There seems to be little change in community relations over time. The majority of respondents in this research feel that attitudes and relations will stay the same. The emphasis of improving future conditions is on increasing employment opportunity.


Who lives at the peace line?

While there are important differences between Protestants and Catholics, both peace line communities contain sub-sets of people characterised by common attitudes. These groups are recognised in each community.
Liberals - The largest group. They tend to have the most positive attitude to the out-group and have regular contact and recognise the potential for cross community development. They tend to be in the middle income brackets, in the middle age ranges and have lived in the area for relatively long periods of time.

Leaders - A small group, who display attitudes and behaviour on which sustainable cross community contact and development can be based. Recognised leaders have been involved in youth or church based activities or tenants associations. They have positive attitudes to the out group and are often directly engaged in cross community projects. They tend to be younger, are in full time employment and on higher than average incomes. They tend to be among the better educated members of the community who have also a greater confidence about their own community identity.

Extremists - A small number who have the most hostile attitudes to the out group and least likely to accommodate cross community initiatives. They wield significant power and are often backed by paramilitaries and can impose a degree of control. This control 'frames' the amount of independent action that leaders or liberals can exercise. Part of any prescriptive strategy must recognise and attempt to understand the way in which the controlling frame is structured in order to develop a realistic community development policy in peace line areas.

Toughs - Young toughs are a key element. They are largely unemployed, experience high benefit dependency and achieve relatively low levels of educational attainment. They have little investment in their area and are often directly involved in violence and vandalism at the peace line. They often sit outside the control frame imposed by the extremists leading to punishment responses.

Apathists -It would be wrong to assume that all members of the peace line community have an interest in or position on ethnic issues. The research revealed that a small proportion of respondents had not allegiance to any religion, political party or ethnic code.

By assessing the community profile and attitudes, the constraints and opportunities for the development of a co-ordinated programme of action becomes clearer. Three factors are highlighted:
-The majority of people living in interface areas have a positive attitude to the out group and to the role of community relations in local development. Leaders in each area provide an important point of reference.
-Extremists often determine the rules governing community life.
-Planning policy must therefore recognise the rules governing the community, the way they are imposed and with what effect.

Implications for life in the Fountain

The overriding need for psychological and practical security, reinforced by empirical research in Belfast case studies calls for the maintenance of the wall around the Fountain.
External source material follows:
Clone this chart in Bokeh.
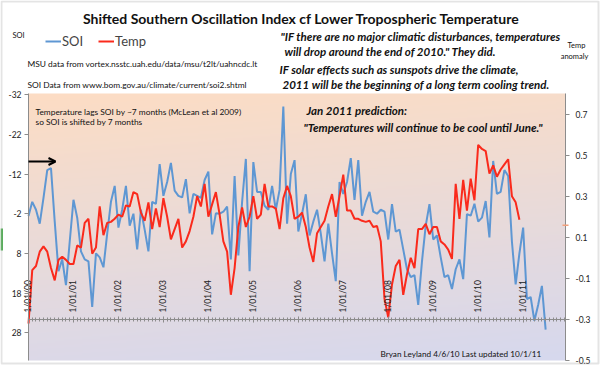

In setting out the implications of the research for the Fountain, four themes emerge:

The four themes are:

-The role of segregation and physical walls in the areas future. Separate living has brought both communities of peace line areas significant benefits in terms of community protection and the preservation of a distinctive and cherished way of life. If these benefits are to be maintained, then physical barriers should also be maintained.

-The need to address demographic imbalance. The Fountain community are threatened by a changing population balance in the city.

-The role of policy makers in the future design of the area. The Housing Executive should monitor housing and tenant mix and area strategies should identify community stability.

-Community participation and 'inclusivity' in area planning and development. Recent investment has helped transform the city. But big retail names, big car parks and offices may ultimately be lost on marginalised communities such as the Fountain. The sectarian reality of life behind the peace wall must receive parity of treatment by policy makers if a more inclusive vision for Derry, in which all its citizens can share, is to become a reality.

Responses to the presentation
Summary of points raised in the public discussion

The following are points made during small group discussions.

Should the peace-lines be removed, as Government Ministers suggest

* Should Templegrove Action Research be talking about the wall around the Fountain?

* At an earlier meeting in the Fountain, discussing the fence and the ministers proposal to remove it, a public meeting on the issue was proposed by Templegrove Action Research.

* The people of the Fountain should lead the way in any discussion about the fence.

* The people of the Fountain should decide if the fence comes down and the people of the Fountain don't want the wall taken down

* The wall around the Fountain is NOT a peaceline, and people from the Fountain do not like it being called a peaceline.

* Whether the wall goes or stays, should only be decided by the people of the Fountain.

* There are people within the Fountain community who would be pleased if there came a time when the wall could come down, and everyone could still have a feeling of security.

* The wall is a reflection of the barriers in our minds: we need to tackle these barriers in our minds

* Government ministers are far removed from the thoughts and wishes of the population, if they can suggest the removal of walls between communities.

* Cease-fires don't make much difference to the feelings about the wall needing to stay

* If the wall wasn't there, people would be easier targets.

* Communities should always be consulted, listened to and wishes respected on any matters relating to their areas, such as the removal of a security wall or building of a watch tower.

Segregation

* Civil unrest causes segregation

* Forced segregation is wrong, especially if it is carried out by the authorities for reasons such as to save money

* Children don't have the same freedom in segregated areas.

* Most people are not uncomfortable with segregation

* Outsiders to segregated areas are the ones who see it as sectarian.

* Displacement (out of areas into other areas) causes bitterness more so than segregation itself.

* There is a need to begin to climb the physical and psychological barriers that we have created.

Fears of and Hopes for Integration

* People mix with each other when they are comfortable

* Barriers (such as walls) should not restrict us.

* As Protestants, we have fears about integration and especially within formal education services. The fear and danger is the loss of Protestant identity.

* It is pointless talking about integration until we talk about fear.

* We need to raise the esteem within areas before we can talk about integration.

* Jobs are crucial to this process.

* Why do people talk only about religious/political integration? Why not integration across class division?

Other general points.

* A resident from Rosemount (a predominantly Catholic area on the city side) expressed an appreciation of the opportunity to discuss issues such as these with Fountain residents.

* Suspicion of projects operating with government funding and cynicism about government agencies was expressed.

* A discussion about segregation was difficult to have because people had only met and needed more time to get to know each other.